-- BEGIN EXTRACTED MATERIAL --

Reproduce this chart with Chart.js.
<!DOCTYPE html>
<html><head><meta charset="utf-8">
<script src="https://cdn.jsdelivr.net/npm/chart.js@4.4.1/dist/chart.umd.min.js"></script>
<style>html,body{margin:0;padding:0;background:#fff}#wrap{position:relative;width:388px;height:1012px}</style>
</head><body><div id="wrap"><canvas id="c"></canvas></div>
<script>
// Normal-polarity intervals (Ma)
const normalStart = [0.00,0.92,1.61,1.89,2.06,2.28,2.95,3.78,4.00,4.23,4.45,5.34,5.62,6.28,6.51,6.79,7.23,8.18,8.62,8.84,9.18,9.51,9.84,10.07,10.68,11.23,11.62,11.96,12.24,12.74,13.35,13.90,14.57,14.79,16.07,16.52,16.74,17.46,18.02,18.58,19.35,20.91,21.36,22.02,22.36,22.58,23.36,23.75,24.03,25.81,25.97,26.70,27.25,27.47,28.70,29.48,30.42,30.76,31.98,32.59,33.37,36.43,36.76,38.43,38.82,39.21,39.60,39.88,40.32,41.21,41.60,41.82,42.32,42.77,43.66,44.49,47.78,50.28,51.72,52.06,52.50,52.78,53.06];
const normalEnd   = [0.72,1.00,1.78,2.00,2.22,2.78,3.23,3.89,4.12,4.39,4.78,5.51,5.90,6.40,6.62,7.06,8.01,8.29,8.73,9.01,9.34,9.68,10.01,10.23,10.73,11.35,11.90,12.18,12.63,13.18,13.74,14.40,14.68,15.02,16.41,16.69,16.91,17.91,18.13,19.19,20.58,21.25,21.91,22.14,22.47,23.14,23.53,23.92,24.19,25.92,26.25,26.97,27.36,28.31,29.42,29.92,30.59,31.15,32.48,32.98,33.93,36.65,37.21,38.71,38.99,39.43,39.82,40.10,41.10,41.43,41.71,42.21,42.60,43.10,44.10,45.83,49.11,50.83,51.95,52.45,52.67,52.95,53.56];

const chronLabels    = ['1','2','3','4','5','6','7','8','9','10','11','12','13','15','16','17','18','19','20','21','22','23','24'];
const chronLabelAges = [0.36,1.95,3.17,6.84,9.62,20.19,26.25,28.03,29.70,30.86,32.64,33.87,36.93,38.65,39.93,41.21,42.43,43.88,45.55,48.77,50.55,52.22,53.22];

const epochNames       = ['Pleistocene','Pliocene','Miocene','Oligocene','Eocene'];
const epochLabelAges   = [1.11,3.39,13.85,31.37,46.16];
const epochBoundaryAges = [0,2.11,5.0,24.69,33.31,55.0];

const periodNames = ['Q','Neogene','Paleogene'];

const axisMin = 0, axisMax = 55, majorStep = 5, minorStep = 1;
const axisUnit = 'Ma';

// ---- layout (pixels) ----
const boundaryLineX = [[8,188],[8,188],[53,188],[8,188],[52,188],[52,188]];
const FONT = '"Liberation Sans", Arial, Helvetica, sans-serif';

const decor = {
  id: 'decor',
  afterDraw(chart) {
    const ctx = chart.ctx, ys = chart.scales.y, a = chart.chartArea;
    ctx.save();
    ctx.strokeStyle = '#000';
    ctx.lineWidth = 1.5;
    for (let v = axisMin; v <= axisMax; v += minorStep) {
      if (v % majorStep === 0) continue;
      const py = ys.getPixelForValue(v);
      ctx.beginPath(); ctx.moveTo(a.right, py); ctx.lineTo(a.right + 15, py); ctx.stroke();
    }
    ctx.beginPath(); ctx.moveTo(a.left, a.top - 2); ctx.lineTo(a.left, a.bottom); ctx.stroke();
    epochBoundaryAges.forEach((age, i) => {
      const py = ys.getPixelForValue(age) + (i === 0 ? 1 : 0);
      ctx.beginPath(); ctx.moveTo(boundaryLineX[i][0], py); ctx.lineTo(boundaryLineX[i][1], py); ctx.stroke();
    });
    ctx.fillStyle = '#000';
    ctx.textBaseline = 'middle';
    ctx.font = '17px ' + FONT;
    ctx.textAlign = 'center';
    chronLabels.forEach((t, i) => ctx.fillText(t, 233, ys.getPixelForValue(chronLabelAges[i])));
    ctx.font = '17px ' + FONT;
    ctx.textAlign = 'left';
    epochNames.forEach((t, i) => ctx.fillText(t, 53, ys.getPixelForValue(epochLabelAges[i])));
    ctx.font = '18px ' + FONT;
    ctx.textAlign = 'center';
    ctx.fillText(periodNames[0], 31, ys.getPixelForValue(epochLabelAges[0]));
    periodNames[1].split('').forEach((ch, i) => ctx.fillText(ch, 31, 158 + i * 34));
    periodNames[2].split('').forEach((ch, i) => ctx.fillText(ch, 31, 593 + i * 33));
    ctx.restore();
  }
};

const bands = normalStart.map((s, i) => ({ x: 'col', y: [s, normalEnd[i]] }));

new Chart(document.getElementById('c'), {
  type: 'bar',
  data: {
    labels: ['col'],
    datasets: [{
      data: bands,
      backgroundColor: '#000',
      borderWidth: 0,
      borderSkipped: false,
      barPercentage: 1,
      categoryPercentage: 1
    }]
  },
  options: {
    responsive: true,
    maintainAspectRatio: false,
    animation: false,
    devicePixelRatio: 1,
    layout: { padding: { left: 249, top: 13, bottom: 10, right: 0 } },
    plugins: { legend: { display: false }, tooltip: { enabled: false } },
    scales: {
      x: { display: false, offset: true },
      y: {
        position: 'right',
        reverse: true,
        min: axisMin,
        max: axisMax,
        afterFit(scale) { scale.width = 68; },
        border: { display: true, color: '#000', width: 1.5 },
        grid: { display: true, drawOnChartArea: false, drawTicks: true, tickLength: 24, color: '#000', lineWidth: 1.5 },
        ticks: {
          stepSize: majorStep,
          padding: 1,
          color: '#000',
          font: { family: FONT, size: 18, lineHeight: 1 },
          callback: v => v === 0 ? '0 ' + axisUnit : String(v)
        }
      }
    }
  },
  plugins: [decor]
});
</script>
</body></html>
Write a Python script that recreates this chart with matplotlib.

-- END EXTRACTED MATERIAL --

▶ THE REQUEST: Wherever the word "this" occurs in a line of the listing, copy that line.

▶ OUTPUT:
Reproduce this chart with Chart.js.
Write a Python script that recreates this chart with matplotlib.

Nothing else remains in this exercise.